The resource assessments for oil shale are far larger than those for shale oil, but recovery is also generally more costly. In a 2005 study, the Rand Corporation wrote:
The largest known oil shale deposits in the world are in the Green River Formation, which covers portions of Colorado, Utah, and Wyoming. Estimates of the oil resource in place within the Green River Formation range from 1.5 to 1.8 trillion barrels. Not all resources in place are recoverable. For potentially recoverable oil shale resources, we roughly derive an upper bound of 1.1 trillion barrels of oil and a lower bound of about 500 billion barrels. For policy planning purposes, it is enough to know that any amount in this range is very high. For example, the midpoint in our estimate range, 800 billion barrels, is more than triple the proven oil reserves of Saudi Arabia. Present U.S. demand for petroleum products is about 20 million barrels per day. If oil shale could be used to meet a quarter of that demand, 800 billion barrels of recoverable resources would last for more than 400 years.
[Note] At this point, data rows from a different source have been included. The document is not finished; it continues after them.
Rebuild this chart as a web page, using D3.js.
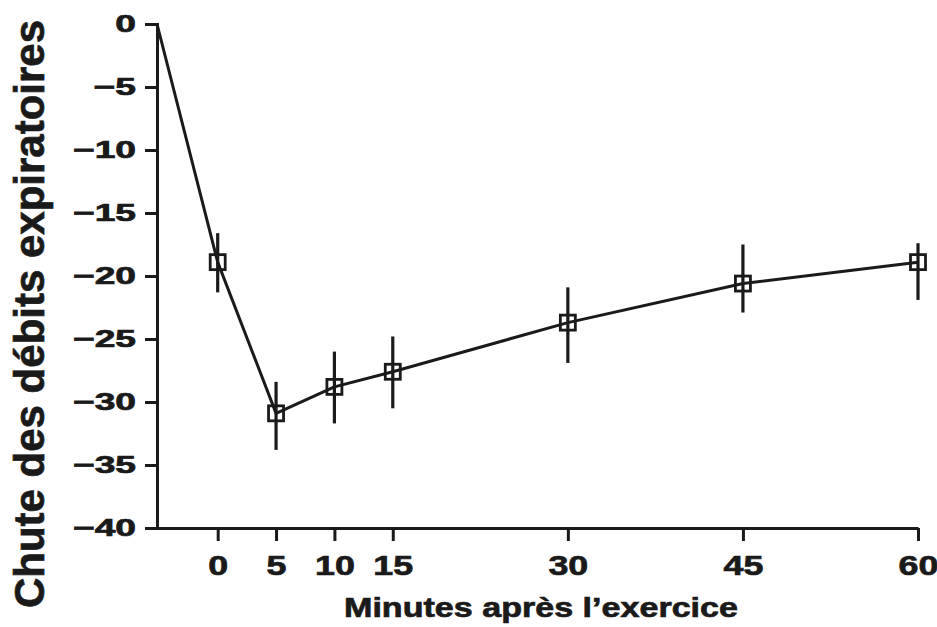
<!DOCTYPE html>
<html>
<head>
<meta charset="utf-8">
<script src="https://cdn.jsdelivr.net/npm/d3@7"></script>
<style>
  body { margin: 0; background: #fff; }
  svg { display: block; }
  text { font-family: "Liberation Sans", Arial, sans-serif; font-weight: bold; fill: #1a1a1a; stroke: #1a1a1a; stroke-width: 0.7px; }
</style>
</head>
<body>
<svg></svg>
<script>
const width = 937;
const height = 627;

// minutes after exercise (first point = baseline before exercise)
const minutes = [-5.2, 0, 5, 10, 15, 30, 45, 60];
const drop = [0, -18.9, -30.9, -28.8, -27.6, -23.7, -20.6, -18.9];
const errTop = [null, -16.6, -28.4, -26.0, -24.8, -20.9, -17.5, -17.4];
const errBottom = [null, -21.3, -33.8, -31.7, -30.5, -26.9, -22.9, -21.9];

const xTicks = [0, 5, 10, 15, 30, 45, 60];
const yTicks = [0, -5, -10, -15, -20, -25, -30, -35, -40];

const ink = '#1a1a1a';

const points = minutes.map((m, i) => ({
  m, v: drop[i], hi: errTop[i], lo: errBottom[i]
}));

const svg = d3.select('svg')
  .attr('width', width)
  .attr('height', height);

const x = d3.scaleLinear().domain([-5.2, 60]).range([157, 918]);
const y = d3.scaleLinear().domain([-40, 0]).range([528, 24]);

// widen the tick labels horizontally around their anchor
function stretch(sel, k) {
  sel.each(function() {
    const t = d3.select(this);
    const tx = +t.attr('x') || 0;
    const ty = +t.attr('y') || 0;
    t.attr('x', 0).attr('y', 0).attr('transform', `translate(${tx},${ty}) scale(${k},1)`);
  });
}

// y axis
const yAxis = svg.append('g')
  .attr('transform', `translate(${x(-5.2)},0)`)
  .call(d3.axisLeft(y).tickValues(yTicks).tickSize(12).tickSizeOuter(12).tickPadding(9));

yAxis.selectAll('path, line').attr('stroke', ink).attr('stroke-width', 3);
yAxis.selectAll('text')
  .attr('font-size', 24)
  .call(stretch, 1.55);

// x axis
const xAxis = svg.append('g')
  .attr('transform', `translate(0,${y(-40)})`)
  .call(d3.axisBottom(x).tickValues(xTicks).tickSize(13).tickSizeOuter(0).tickPadding(14));

xAxis.selectAll('path, line').attr('stroke', ink).attr('stroke-width', 3);
xAxis.selectAll('text')
  .attr('font-size', 28)
  .call(stretch, 1.28);

// titles
svg.append('text')
  .attr('transform', 'translate(44,314) rotate(-90)')
  .attr('text-anchor', 'middle')
  .attr('font-size', 42)
  .text('Chute des débits expiratoires');

svg.append('text')
  .attr('x', 344)
  .attr('y', 617)
  .attr('font-size', 28)
  .attr('textLength', 394)
  .attr('lengthAdjust', 'spacingAndGlyphs')
  .text('Minutes après l’exercice');

// curve
const line = d3.line()
  .x(d => x(d.m))
  .y(d => y(d.v));

svg.append('path')
  .datum(points)
  .attr('fill', 'none')
  .attr('stroke', ink)
  .attr('stroke-width', 3)
  .attr('stroke-linejoin', 'round')
  .attr('d', line);

const measured = points.filter(d => d.hi !== null);

// error bars
svg.append('g')
  .selectAll('line')
  .data(measured)
  .join('line')
    .attr('x1', d => x(d.m))
    .attr('x2', d => x(d.m))
    .attr('y1', d => y(d.hi))
    .attr('y2', d => y(d.lo))
    .attr('stroke', ink)
    .attr('stroke-width', 3.2);

// open square markers
const s = 15;
svg.append('g')
  .selectAll('rect')
  .data(measured)
  .join('rect')
    .attr('x', d => x(d.m) - s / 2)
    .attr('y', d => y(d.v) - s / 2)
    .attr('width', s)
    .attr('height', s)
    .attr('fill', 'none')
    .attr('stroke', ink)
    .attr('stroke-width', 2.8);
</script>
</body>
</html>
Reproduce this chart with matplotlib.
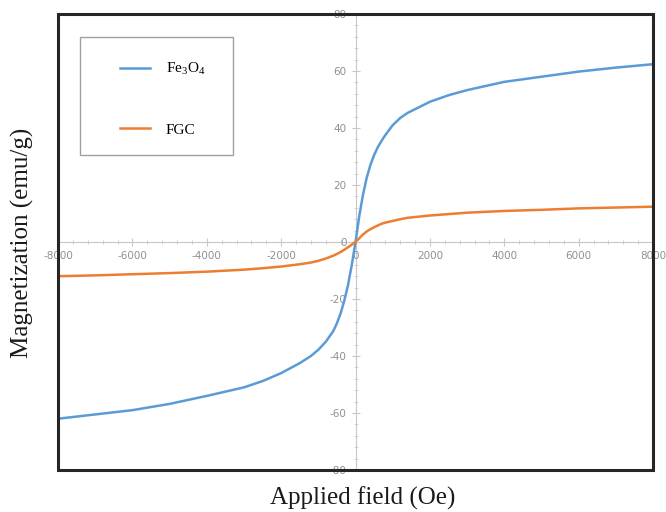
import numpy as np
import matplotlib
matplotlib.use('agg')
import matplotlib.pyplot as plt
from matplotlib.patches import Rectangle
from matplotlib.ticker import MultipleLocator

field = [-8000, -7000, -6000, -5000, -4000, -3000, -2500, -2000, -1500, -1200,
         -1000, -800, -600, -500, -400, -300, -200, -150, -100, -50, 0,
         50, 100, 150, 200, 300, 400, 500, 600, 700, 800, 1000, 1200, 1400,
         2000, 2500, 3000, 4000, 5000, 6000, 7000, 8000]
fe3o4 = [-62, -60.5, -59, -56.8, -54, -51, -48.8, -46, -42.5, -40,
         -37.8, -35, -31.3, -28.5, -25, -20.5, -15, -11.5, -8, -4, 0,
         4.5, 9, 12.8, 16.5, 22.5, 27, 30.5, 33.3, 35.5, 37.5, 41, 43.5, 45.3,
         49.2, 51.5, 53.3, 56.2, 58, 59.8, 61.2, 62.4]
fgc = [-12, -11.7, -11.3, -10.9, -10.4, -9.7, -9.2, -8.6, -7.8, -7.2,
       -6.6, -5.8, -4.8, -4.2, -3.5, -2.7, -1.8, -1.4, -0.9, -0.4, 0,
       0.7, 1.3, 2, 2.6, 3.7, 4.5, 5.2, 5.8, 6.4, 6.8, 7.4, 8, 8.5,
       9.3, 9.8, 10.3, 10.9, 11.3, 11.8, 12.1, 12.4]

labels = ['Fe$_3$O$_4$', 'FGC']
colors = ['#5b9bd5', '#ed7d31']

plt.rcParams['mathtext.default'] = 'regular'
plt.rcParams['axes.unicode_minus'] = False

fig = plt.figure(figsize=(6.66, 5.12), dpi=100)
ax = fig.add_axes([0.0871, 0.082, 0.8934, 0.8906])

ax.plot(field, fe3o4, color=colors[0], lw=1.8, label=labels[0])
ax.plot(field, fgc, color=colors[1], lw=1.8, label=labels[1])

ax.set_xlim(-8000, 8000)
ax.set_ylim(-80, 80)

# axes crossing at the origin, light grey
for side in ['left', 'bottom']:
    ax.spines[side].set_position('zero')
    ax.spines[side].set_color('#c8c8c8')
    ax.spines[side].set_linewidth(0.8)
    ax.spines[side].set_zorder(0)
ax.spines['top'].set_visible(False)
ax.spines['right'].set_visible(False)

ax.xaxis.set_minor_locator(MultipleLocator(400))
ax.yaxis.set_minor_locator(MultipleLocator(4))
ax.tick_params(which='both', colors='#c8c8c8', labelcolor='#909090',
               labelsize=7.5, direction='inout')
ax.tick_params(which='major', length=6)
ax.tick_params(which='minor', length=3)
ax.set_xticks([-8000, -6000, -4000, -2000, 0, 2000, 4000, 6000, 8000])
ax.set_yticks([-80, -60, -40, -20, 0, 20, 40, 60, 80])

# dark outer frame
ax.add_patch(Rectangle((0, 0), 1, 1, transform=ax.transAxes, fill=False,
                       lw=2.2, ec='#262626', clip_on=False, zorder=5))

# legend box drawn separately, entries placed inside it
ax.add_patch(Rectangle((0.037, 0.691), 0.257, 0.259, transform=ax.transAxes,
                       fill=False, lw=1.0, ec='#a0a0a0', zorder=4))
ax.legend(loc='upper left', bbox_to_anchor=(0.104, 0.897),
          borderaxespad=0, frameon=False, borderpad=0, labelspacing=3.0,
          handlelength=2.0, handletextpad=1.0,
          prop={'family': 'Liberation Serif', 'size': 11})

fig.text(0.033, 0.525, 'Magnetization (emu/g)', rotation=90, ha='center',
         va='center', family='Liberation Serif', fontsize=18, color='#1a1a1a')
fig.text(0.545, 0.027, 'Applied field (Oe)', ha='center', va='center',
         family='Liberation Serif', fontsize=18, color='#1a1a1a')

plt.savefig('out.png', dpi=100)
The Rand report goes on to say that surface mining is “unlikely to be profitable unless real crude oil prices are at least $70 to $95 per barrel (2005 dollars).” The report does not minimize the difficulties of developing the resource. In fact, it concludes, “Under high growth assumptions, an oil shale production level of 1 million barrels per day is probably more than 20 years in the future, and 3 million barrels per day is probably more than 30 years into the future.” But Shell’s experience, noted above, indicates that costs could come down quickly over time with more investment.